● **DATA**
┄┄┄┄┄┄┄┄┄┄

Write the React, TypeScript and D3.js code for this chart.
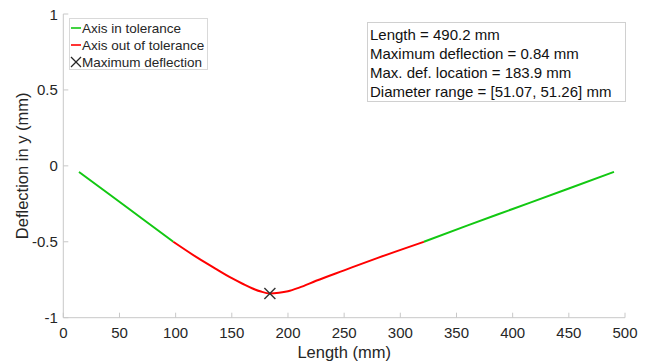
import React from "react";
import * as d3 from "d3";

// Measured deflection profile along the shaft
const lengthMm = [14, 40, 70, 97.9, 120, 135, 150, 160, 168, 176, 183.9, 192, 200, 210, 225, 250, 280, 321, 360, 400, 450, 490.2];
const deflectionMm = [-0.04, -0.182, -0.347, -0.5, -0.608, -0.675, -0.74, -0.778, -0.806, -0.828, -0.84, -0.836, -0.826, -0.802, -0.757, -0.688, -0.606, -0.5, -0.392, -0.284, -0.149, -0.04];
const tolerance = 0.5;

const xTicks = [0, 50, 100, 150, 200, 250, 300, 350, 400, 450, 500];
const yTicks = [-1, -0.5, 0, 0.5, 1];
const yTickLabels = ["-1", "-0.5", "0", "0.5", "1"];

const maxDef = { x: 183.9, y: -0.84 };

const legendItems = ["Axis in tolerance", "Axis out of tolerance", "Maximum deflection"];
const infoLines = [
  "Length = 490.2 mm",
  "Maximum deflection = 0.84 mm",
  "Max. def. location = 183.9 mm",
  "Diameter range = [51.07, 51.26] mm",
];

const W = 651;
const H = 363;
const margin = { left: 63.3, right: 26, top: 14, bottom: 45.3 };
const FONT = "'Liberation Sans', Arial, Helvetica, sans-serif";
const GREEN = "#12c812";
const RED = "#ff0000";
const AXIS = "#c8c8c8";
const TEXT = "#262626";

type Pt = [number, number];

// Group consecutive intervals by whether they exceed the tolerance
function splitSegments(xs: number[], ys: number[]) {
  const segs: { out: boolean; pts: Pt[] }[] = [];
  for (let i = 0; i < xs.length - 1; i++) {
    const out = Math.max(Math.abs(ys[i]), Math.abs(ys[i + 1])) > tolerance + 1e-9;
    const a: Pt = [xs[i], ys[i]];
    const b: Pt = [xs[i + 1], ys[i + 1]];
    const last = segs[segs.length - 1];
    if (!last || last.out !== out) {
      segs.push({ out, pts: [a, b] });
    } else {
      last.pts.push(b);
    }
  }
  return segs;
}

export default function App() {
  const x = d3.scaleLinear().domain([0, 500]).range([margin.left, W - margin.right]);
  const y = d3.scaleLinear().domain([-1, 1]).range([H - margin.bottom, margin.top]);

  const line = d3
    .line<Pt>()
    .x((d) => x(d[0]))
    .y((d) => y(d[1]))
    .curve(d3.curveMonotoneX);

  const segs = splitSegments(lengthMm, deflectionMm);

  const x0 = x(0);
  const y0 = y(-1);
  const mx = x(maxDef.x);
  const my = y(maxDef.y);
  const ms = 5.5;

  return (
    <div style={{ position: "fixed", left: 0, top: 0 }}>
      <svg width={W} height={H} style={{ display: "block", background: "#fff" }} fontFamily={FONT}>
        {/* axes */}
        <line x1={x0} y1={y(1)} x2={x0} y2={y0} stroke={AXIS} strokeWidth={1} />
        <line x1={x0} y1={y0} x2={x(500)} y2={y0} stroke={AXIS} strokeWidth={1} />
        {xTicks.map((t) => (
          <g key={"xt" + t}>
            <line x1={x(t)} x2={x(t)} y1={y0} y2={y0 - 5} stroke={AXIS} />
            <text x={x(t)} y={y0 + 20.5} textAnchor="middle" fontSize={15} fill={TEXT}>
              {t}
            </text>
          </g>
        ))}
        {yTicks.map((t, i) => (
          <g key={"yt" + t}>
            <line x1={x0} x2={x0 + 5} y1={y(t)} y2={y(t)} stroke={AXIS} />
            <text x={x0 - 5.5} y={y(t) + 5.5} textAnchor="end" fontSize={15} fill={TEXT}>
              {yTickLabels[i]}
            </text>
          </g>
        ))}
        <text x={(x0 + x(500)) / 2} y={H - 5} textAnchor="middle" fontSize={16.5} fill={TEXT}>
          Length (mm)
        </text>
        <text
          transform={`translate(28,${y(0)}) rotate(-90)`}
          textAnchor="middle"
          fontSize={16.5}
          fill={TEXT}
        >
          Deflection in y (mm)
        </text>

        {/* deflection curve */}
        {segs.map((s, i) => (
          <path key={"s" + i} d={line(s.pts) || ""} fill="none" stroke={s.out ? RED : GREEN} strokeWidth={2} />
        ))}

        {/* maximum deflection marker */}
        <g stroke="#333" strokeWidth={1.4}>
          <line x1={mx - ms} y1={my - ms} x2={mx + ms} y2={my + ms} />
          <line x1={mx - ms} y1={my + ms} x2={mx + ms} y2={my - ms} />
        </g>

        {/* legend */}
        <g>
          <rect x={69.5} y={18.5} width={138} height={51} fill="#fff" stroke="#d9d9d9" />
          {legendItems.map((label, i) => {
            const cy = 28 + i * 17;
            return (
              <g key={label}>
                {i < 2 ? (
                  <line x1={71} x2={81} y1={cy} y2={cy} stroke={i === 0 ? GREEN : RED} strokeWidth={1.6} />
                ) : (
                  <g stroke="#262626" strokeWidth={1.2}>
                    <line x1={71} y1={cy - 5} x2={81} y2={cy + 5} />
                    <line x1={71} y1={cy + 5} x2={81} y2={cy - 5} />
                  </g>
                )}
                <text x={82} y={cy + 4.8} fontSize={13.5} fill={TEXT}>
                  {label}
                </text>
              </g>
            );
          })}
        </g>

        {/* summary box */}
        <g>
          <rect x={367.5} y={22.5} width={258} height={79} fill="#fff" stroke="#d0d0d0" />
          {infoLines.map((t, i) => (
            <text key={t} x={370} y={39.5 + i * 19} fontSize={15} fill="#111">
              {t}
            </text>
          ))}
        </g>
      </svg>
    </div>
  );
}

┄┄┄┄┄┄┄┄┄┄

● **THE PROBLEM**
Find all lines where the word "React" appears. Copy them.

● **FULL ANSWER**
Write the React, TypeScript and D3.js code for this chart.
import React from "react";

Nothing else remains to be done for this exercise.